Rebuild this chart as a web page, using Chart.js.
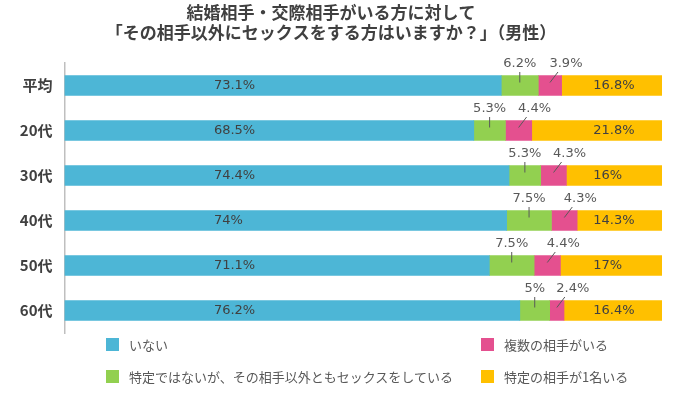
<!DOCTYPE html>
<html>
<head>
<meta charset="utf-8">
<script src="https://cdn.jsdelivr.net/npm/chart.js@4"></script>
<style>
  html, body { margin: 0; padding: 0; background: #ffffff; }
  #wrap { position: relative; width: 675px; height: 400px; }
  #legend { position: absolute; left: 0; top: 0; width: 675px; height: 400px; pointer-events: none; }
  .item { position: absolute; display: flex; align-items: center; font-family: "Noto Sans CJK JP", "Noto Sans", sans-serif; font-size: 13px; color: #595959; white-space: nowrap; height: 16px; }
  .sw { width: 13px; height: 13px; margin-right: 10px; flex: none; }
</style>
</head>
<body>
<div id="wrap">
  <canvas id="c"></canvas>
  <div id="legend"></div>
</div>
<script>
const titleLines = ['結婚相手・交際相手がいる方に対して', '「その相手以外にセックスをする方はいますか？」（男性）'];
const categories = ['平均', '20代', '30代', '40代', '50代', '60代'];
const seriesNames = ['いない', '特定ではないが、その相手以外ともセックスをしている', '複数の相手がいる', '特定の相手が1名いる'];
const noneValues = [73.1, 68.5, 74.4, 74, 71.1, 76.2];
const unspecifiedValues = [6.2, 5.3, 5.3, 7.5, 7.5, 5];
const multipleValues = [3.9, 4.4, 4.3, 4.3, 4.4, 2.4];
const oneValues = [16.8, 21.8, 16, 14.3, 17, 16.4];
const seriesColors = ['#4db6d6', '#92d050', '#e4508f', '#ffc000'];

const labelModes = [
  { mode: 'insideAt', at: 25 },
  { mode: 'above', dx: 0, lineDx: 0 },
  { mode: 'above', dx: 16, lineDx: 8 },
  { mode: 'insideAt', at: 88.5 }
];

const seriesValues = [noneValues, unspecifiedValues, multipleValues, oneValues];

const datasets = seriesValues.map((vals, i) => ({
  label: seriesNames[i],
  data: vals,
  backgroundColor: seriesColors[i],
  borderWidth: 0,
  barThickness: 20
}));

const labelPlugin = {
  id: 'segLabels',
  afterDatasetsDraw(chart) {
    const ctx = chart.ctx;
    const xs = chart.scales.x;
    ctx.save();
    ctx.font = '13px "DejaVu Sans", Verdana, sans-serif';
    ctx.textBaseline = 'middle';
    chart.data.datasets.forEach((ds, di) => {
      const meta = chart.getDatasetMeta(di);
      const cfg = labelModes[di];
      meta.data.forEach((bar, i) => {
        const txt = ds.data[i] + '%';
        const left = Math.min(bar.x, bar.base);
        const right = Math.max(bar.x, bar.base);
        const cx = (left + right) / 2;
        const cy = bar.y;
        if (cfg.mode === 'insideAt') {
          ctx.fillStyle = '#404040';
          ctx.textAlign = 'left';
          ctx.fillText(txt, xs.getPixelForValue(cfg.at), cy + 0.5);
        } else {
          ctx.fillStyle = '#595959';
          ctx.textAlign = 'center';
          ctx.fillText(txt, cx + cfg.dx, cy - 22);
          ctx.strokeStyle = '#595959';
          ctx.lineWidth = 1;
          ctx.beginPath();
          ctx.moveTo(cx + cfg.lineDx, cy - 13.5);
          ctx.lineTo(cx, cy - 3);
          ctx.stroke();
        }
      });
    });
    ctx.restore();
  }
};

new Chart(document.getElementById('c'), {
  type: 'bar',
  data: { labels: categories, datasets: datasets },
  options: {
    indexAxis: 'y',
    responsive: true,
    maintainAspectRatio: false,
    animation: false,
    layout: { padding: { left: 0, right: 13, top: 3, bottom: 67 } },
    plugins: {
      legend: { display: false },
      tooltip: { enabled: false },
      title: {
        display: true,
        text: titleLines,
        color: '#404040',
        font: { family: '"Noto Sans CJK JP", "Noto Sans", sans-serif', size: 17, weight: 'bold', lineHeight: '20px' },
        padding: { top: 0, bottom: 20 }
      }
    },
    scales: {
      x: { stacked: true, min: 0, max: 100, display: false },
      y: {
        stacked: true,
        afterFit(scale) { scale.width = 64.5; },
        grid: { display: false, drawTicks: false },
        border: { display: true, color: '#bfbfbf', width: 1.5 },
        ticks: {
          padding: 12,
          color: '#404040',
          font: { family: '"Noto Sans CJK JP", "Noto Sans", sans-serif', size: 15, weight: 'bold' }
        }
      }
    }
  },
  plugins: [labelPlugin]
});

const legendPos = [
  { left: 106, top: 336 },
  { left: 106, top: 368 },
  { left: 481, top: 336 },
  { left: 481, top: 368 }
];
const legendEl = document.getElementById('legend');
seriesNames.forEach((name, i) => {
  const it = document.createElement('div');
  it.className = 'item';
  it.style.left = legendPos[i].left + 'px';
  it.style.top = legendPos[i].top + 'px';
  const sw = document.createElement('span');
  sw.className = 'sw';
  sw.style.background = seriesColors[i];
  const tx = document.createElement('span');
  tx.textContent = name;
  it.appendChild(sw);
  it.appendChild(tx);
  legendEl.appendChild(it);
});
</script>
</body>
</html>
^^^^^^^^
Extract all the data above exactly, excluding every picture.

The result →
Rebuild this chart as a web page, using Chart.js.
<!DOCTYPE html>
<html>
<head>
<meta charset="utf-8">
<script src="https://cdn.jsdelivr.net/npm/chart.js@4"></script>
<style>
  html, body { margin: 0; padding: 0; background: #ffffff; }
  #wrap { position: relative; width: 675px; height: 400px; }
  #legend { position: absolute; left: 0; top: 0; width: 675px; height: 400px; pointer-events: none; }
  .item { position: absolute; display: flex; align-items: center; font-family: "Noto Sans CJK JP", "Noto Sans", sans-serif; font-size: 13px; color: #595959; white-space: nowrap; height: 16px; }
  .sw { width: 13px; height: 13px; margin-right: 10px; flex: none; }
</style>
</head>
<body>
<div id="wrap">
  <canvas id="c"></canvas>
  <div id="legend"></div>
</div>
<script>
const titleLines = ['結婚相手・交際相手がいる方に対して', '「その相手以外にセックスをする方はいますか？」（男性）'];
const categories = ['平均', '20代', '30代', '40代', '50代', '60代'];
const seriesNames = ['いない', '特定ではないが、その相手以外ともセックスをしている', '複数の相手がいる', '特定の相手が1名いる'];
const noneValues = [73.1, 68.5, 74.4, 74, 71.1, 76.2];
const unspecifiedValues = [6.2, 5.3, 5.3, 7.5, 7.5, 5];
const multipleValues = [3.9, 4.4, 4.3, 4.3, 4.4, 2.4];
const oneValues = [16.8, 21.8, 16, 14.3, 17, 16.4];
const seriesColors = ['#4db6d6', '#92d050', '#e4508f', '#ffc000'];

const labelModes = [
  { mode: 'insideAt', at: 25 },
  { mode: 'above', dx: 0, lineDx: 0 },
  { mode: 'above', dx: 16, lineDx: 8 },
  { mode: 'insideAt', at: 88.5 }
];

const seriesValues = [noneValues, unspecifiedValues, multipleValues, oneValues];

const datasets = seriesValues.map((vals, i) => ({
  label: seriesNames[i],
  data: vals,
  backgroundColor: seriesColors[i],
  borderWidth: 0,
  barThickness: 20
}));

const labelPlugin = {
  id: 'segLabels',
  afterDatasetsDraw(chart) {
    const ctx = chart.ctx;
    const xs = chart.scales.x;
    ctx.save();
    ctx.font = '13px "DejaVu Sans", Verdana, sans-serif';
    ctx.textBaseline = 'middle';
    chart.data.datasets.forEach((ds, di) => {
      const meta = chart.getDatasetMeta(di);
      const cfg = labelModes[di];
      meta.data.forEach((bar, i) => {
        const txt = ds.data[i] + '%';
        const left = Math.min(bar.x, bar.base);
        const right = Math.max(bar.x, bar.base);
        const cx = (left + right) / 2;
        const cy = bar.y;
        if (cfg.mode === 'insideAt') {
          ctx.fillStyle = '#404040';
          ctx.textAlign = 'left';
          ctx.fillText(txt, xs.getPixelForValue(cfg.at), cy + 0.5);
        } else {
          ctx.fillStyle = '#595959';
          ctx.textAlign = 'center';
          ctx.fillText(txt, cx + cfg.dx, cy - 22);
          ctx.strokeStyle = '#595959';
          ctx.lineWidth = 1;
          ctx.beginPath();
          ctx.moveTo(cx + cfg.lineDx, cy - 13.5);
          ctx.lineTo(cx, cy - 3);
          ctx.stroke();
        }
      });
    });
    ctx.restore();
  }
};

new Chart(document.getElementById('c'), {
  type: 'bar',
  data: { labels: categories, datasets: datasets },
  options: {
    indexAxis: 'y',
    responsive: true,
    maintainAspectRatio: false,
    animation: false,
    layout: { padding: { left: 0, right: 13, top: 3, bottom: 67 } },
    plugins: {
      legend: { display: false },
      tooltip: { enabled: false },
      title: {
        display: true,
        text: titleLines,
        color: '#404040',
        font: { family: '"Noto Sans CJK JP", "Noto Sans", sans-serif', size: 17, weight: 'bold', lineHeight: '20px' },
        padding: { top: 0, bottom: 20 }
      }
    },
    scales: {
      x: { stacked: true, min: 0, max: 100, display: false },
      y: {
        stacked: true,
        afterFit(scale) { scale.width = 64.5; },
        grid: { display: false, drawTicks: false },
        border: { display: true, color: '#bfbfbf', width: 1.5 },
        ticks: {
          padding: 12,
          color: '#404040',
          font: { family: '"Noto Sans CJK JP", "Noto Sans", sans-serif', size: 15, weight: 'bold' }
        }
      }
    }
  },
  plugins: [labelPlugin]
});

const legendPos = [
  { left: 106, top: 336 },
  { left: 106, top: 368 },
  { left: 481, top: 336 },
  { left: 481, top: 368 }
];
const legendEl = document.getElementById('legend');
seriesNames.forEach((name, i) => {
  const it = document.createElement('div');
  it.className = 'item';
  it.style.left = legendPos[i].left + 'px';
  it.style.top = legendPos[i].top + 'px';
  const sw = document.createElement('span');
  sw.className = 'sw';
  sw.style.background = seriesColors[i];
  const tx = document.createElement('span');
  tx.textContent = name;
  it.appendChild(sw);
  it.appendChild(tx);
  legendEl.appendChild(it);
});
</script>
</body>
</html>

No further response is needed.